__Recorded information__.
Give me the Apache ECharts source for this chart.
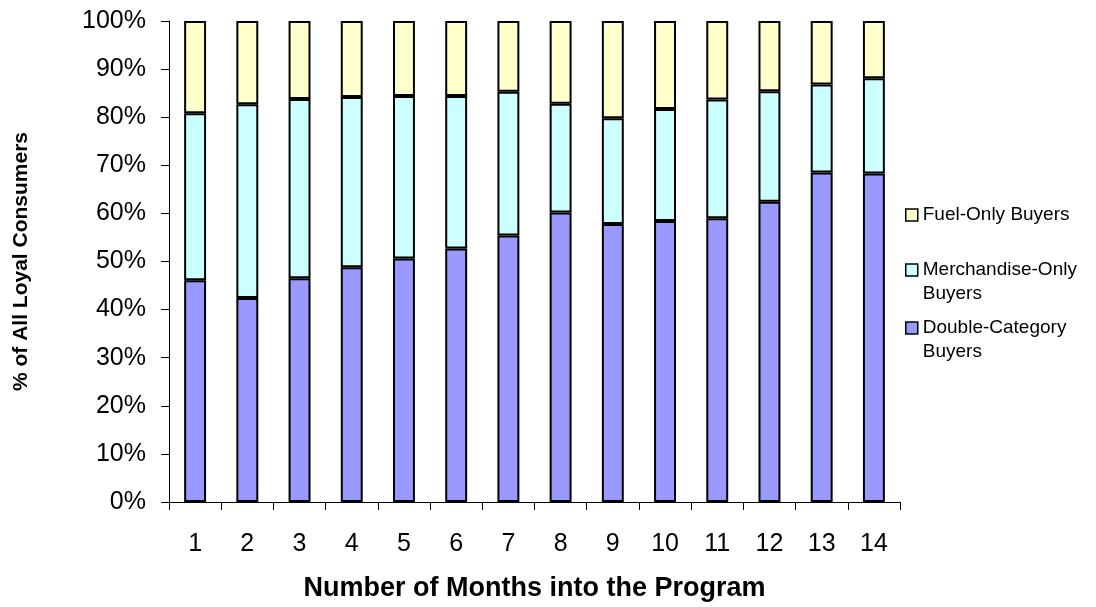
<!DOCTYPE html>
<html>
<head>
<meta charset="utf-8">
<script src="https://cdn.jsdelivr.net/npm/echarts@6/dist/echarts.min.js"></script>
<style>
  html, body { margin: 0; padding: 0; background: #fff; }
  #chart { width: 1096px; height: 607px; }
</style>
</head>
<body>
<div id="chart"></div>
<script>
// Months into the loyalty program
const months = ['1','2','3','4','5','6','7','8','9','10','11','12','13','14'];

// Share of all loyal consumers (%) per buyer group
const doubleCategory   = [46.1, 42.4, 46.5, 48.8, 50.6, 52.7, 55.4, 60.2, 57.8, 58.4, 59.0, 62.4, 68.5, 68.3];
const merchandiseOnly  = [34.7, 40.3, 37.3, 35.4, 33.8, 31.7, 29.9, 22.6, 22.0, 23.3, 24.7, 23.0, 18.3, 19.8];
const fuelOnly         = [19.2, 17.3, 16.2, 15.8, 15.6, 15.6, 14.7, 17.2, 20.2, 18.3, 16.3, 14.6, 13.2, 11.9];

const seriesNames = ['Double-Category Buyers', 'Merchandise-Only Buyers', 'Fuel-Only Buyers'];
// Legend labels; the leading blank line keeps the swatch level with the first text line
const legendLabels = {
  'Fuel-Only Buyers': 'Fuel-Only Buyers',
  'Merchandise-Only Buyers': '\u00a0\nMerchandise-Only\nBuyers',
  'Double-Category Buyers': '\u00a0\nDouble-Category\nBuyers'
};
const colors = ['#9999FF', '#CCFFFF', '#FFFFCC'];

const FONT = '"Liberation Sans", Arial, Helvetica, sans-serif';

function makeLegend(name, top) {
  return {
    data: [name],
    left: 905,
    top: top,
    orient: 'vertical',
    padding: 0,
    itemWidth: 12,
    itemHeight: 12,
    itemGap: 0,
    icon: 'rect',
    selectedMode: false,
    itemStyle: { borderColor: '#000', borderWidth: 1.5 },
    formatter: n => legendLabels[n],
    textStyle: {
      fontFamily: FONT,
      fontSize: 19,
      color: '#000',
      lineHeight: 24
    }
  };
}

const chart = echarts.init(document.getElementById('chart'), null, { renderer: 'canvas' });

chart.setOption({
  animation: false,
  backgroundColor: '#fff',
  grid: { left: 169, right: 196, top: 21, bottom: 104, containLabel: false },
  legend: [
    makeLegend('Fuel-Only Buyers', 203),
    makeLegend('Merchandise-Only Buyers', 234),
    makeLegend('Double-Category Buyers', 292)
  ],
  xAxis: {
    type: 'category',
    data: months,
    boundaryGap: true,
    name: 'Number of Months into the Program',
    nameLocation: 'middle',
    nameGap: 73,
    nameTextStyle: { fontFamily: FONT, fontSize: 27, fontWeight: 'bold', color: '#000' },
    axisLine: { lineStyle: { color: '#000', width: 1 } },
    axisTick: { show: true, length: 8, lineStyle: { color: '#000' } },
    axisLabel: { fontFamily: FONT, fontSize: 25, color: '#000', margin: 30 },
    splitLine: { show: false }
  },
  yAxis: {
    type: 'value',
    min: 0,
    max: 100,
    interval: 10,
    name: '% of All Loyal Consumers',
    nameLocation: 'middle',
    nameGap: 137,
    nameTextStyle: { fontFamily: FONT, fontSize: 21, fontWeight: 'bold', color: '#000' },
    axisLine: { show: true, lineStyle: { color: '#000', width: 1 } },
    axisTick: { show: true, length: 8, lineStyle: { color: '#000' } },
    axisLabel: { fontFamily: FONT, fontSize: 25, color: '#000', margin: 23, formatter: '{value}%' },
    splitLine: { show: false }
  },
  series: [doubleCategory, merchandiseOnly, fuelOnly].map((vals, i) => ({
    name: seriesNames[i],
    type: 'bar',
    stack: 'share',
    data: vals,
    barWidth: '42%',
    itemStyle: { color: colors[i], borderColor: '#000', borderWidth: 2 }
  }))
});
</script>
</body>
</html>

__Exercise details__.
Without the pictures, copy the material exactly as given.

__The response__.
Give me the Apache ECharts source for this chart.
<!DOCTYPE html>
<html>
<head>
<meta charset="utf-8">
<script src="https://cdn.jsdelivr.net/npm/echarts@6/dist/echarts.min.js"></script>
<style>
  html, body { margin: 0; padding: 0; background: #fff; }
  #chart { width: 1096px; height: 607px; }
</style>
</head>
<body>
<div id="chart"></div>
<script>
// Months into the loyalty program
const months = ['1','2','3','4','5','6','7','8','9','10','11','12','13','14'];

// Share of all loyal consumers (%) per buyer group
const doubleCategory   = [46.1, 42.4, 46.5, 48.8, 50.6, 52.7, 55.4, 60.2, 57.8, 58.4, 59.0, 62.4, 68.5, 68.3];
const merchandiseOnly  = [34.7, 40.3, 37.3, 35.4, 33.8, 31.7, 29.9, 22.6, 22.0, 23.3, 24.7, 23.0, 18.3, 19.8];
const fuelOnly         = [19.2, 17.3, 16.2, 15.8, 15.6, 15.6, 14.7, 17.2, 20.2, 18.3, 16.3, 14.6, 13.2, 11.9];

const seriesNames = ['Double-Category Buyers', 'Merchandise-Only Buyers', 'Fuel-Only Buyers'];
// Legend labels; the leading blank line keeps the swatch level with the first text line
const legendLabels = {
  'Fuel-Only Buyers': 'Fuel-Only Buyers',
  'Merchandise-Only Buyers': '\u00a0\nMerchandise-Only\nBuyers',
  'Double-Category Buyers': '\u00a0\nDouble-Category\nBuyers'
};
const colors = ['#9999FF', '#CCFFFF', '#FFFFCC'];

const FONT = '"Liberation Sans", Arial, Helvetica, sans-serif';

function makeLegend(name, top) {
  return {
    data: [name],
    left: 905,
    top: top,
    orient: 'vertical',
    padding: 0,
    itemWidth: 12,
    itemHeight: 12,
    itemGap: 0,
    icon: 'rect',
    selectedMode: false,
    itemStyle: { borderColor: '#000', borderWidth: 1.5 },
    formatter: n => legendLabels[n],
    textStyle: {
      fontFamily: FONT,
      fontSize: 19,
      color: '#000',
      lineHeight: 24
    }
  };
}

const chart = echarts.init(document.getElementById('chart'), null, { renderer: 'canvas' });

chart.setOption({
  animation: false,
  backgroundColor: '#fff',
  grid: { left: 169, right: 196, top: 21, bottom: 104, containLabel: false },
  legend: [
    makeLegend('Fuel-Only Buyers', 203),
    makeLegend('Merchandise-Only Buyers', 234),
    makeLegend('Double-Category Buyers', 292)
  ],
  xAxis: {
    type: 'category',
    data: months,
    boundaryGap: true,
    name: 'Number of Months into the Program',
    nameLocation: 'middle',
    nameGap: 73,
    nameTextStyle: { fontFamily: FONT, fontSize: 27, fontWeight: 'bold', color: '#000' },
    axisLine: { lineStyle: { color: '#000', width: 1 } },
    axisTick: { show: true, length: 8, lineStyle: { color: '#000' } },
    axisLabel: { fontFamily: FONT, fontSize: 25, color: '#000', margin: 30 },
    splitLine: { show: false }
  },
  yAxis: {
    type: 'value',
    min: 0,
    max: 100,
    interval: 10,
    name: '% of All Loyal Consumers',
    nameLocation: 'middle',
    nameGap: 137,
    nameTextStyle: { fontFamily: FONT, fontSize: 21, fontWeight: 'bold', color: '#000' },
    axisLine: { show: true, lineStyle: { color: '#000', width: 1 } },
    axisTick: { show: true, length: 8, lineStyle: { color: '#000' } },
    axisLabel: { fontFamily: FONT, fontSize: 25, color: '#000', margin: 23, formatter: '{value}%' },
    splitLine: { show: false }
  },
  series: [doubleCategory, merchandiseOnly, fuelOnly].map((vals, i) => ({
    name: seriesNames[i],
    type: 'bar',
    stack: 'share',
    data: vals,
    barWidth: '42%',
    itemStyle: { color: colors[i], borderColor: '#000', borderWidth: 2 }
  }))
});
</script>
</body>
</html>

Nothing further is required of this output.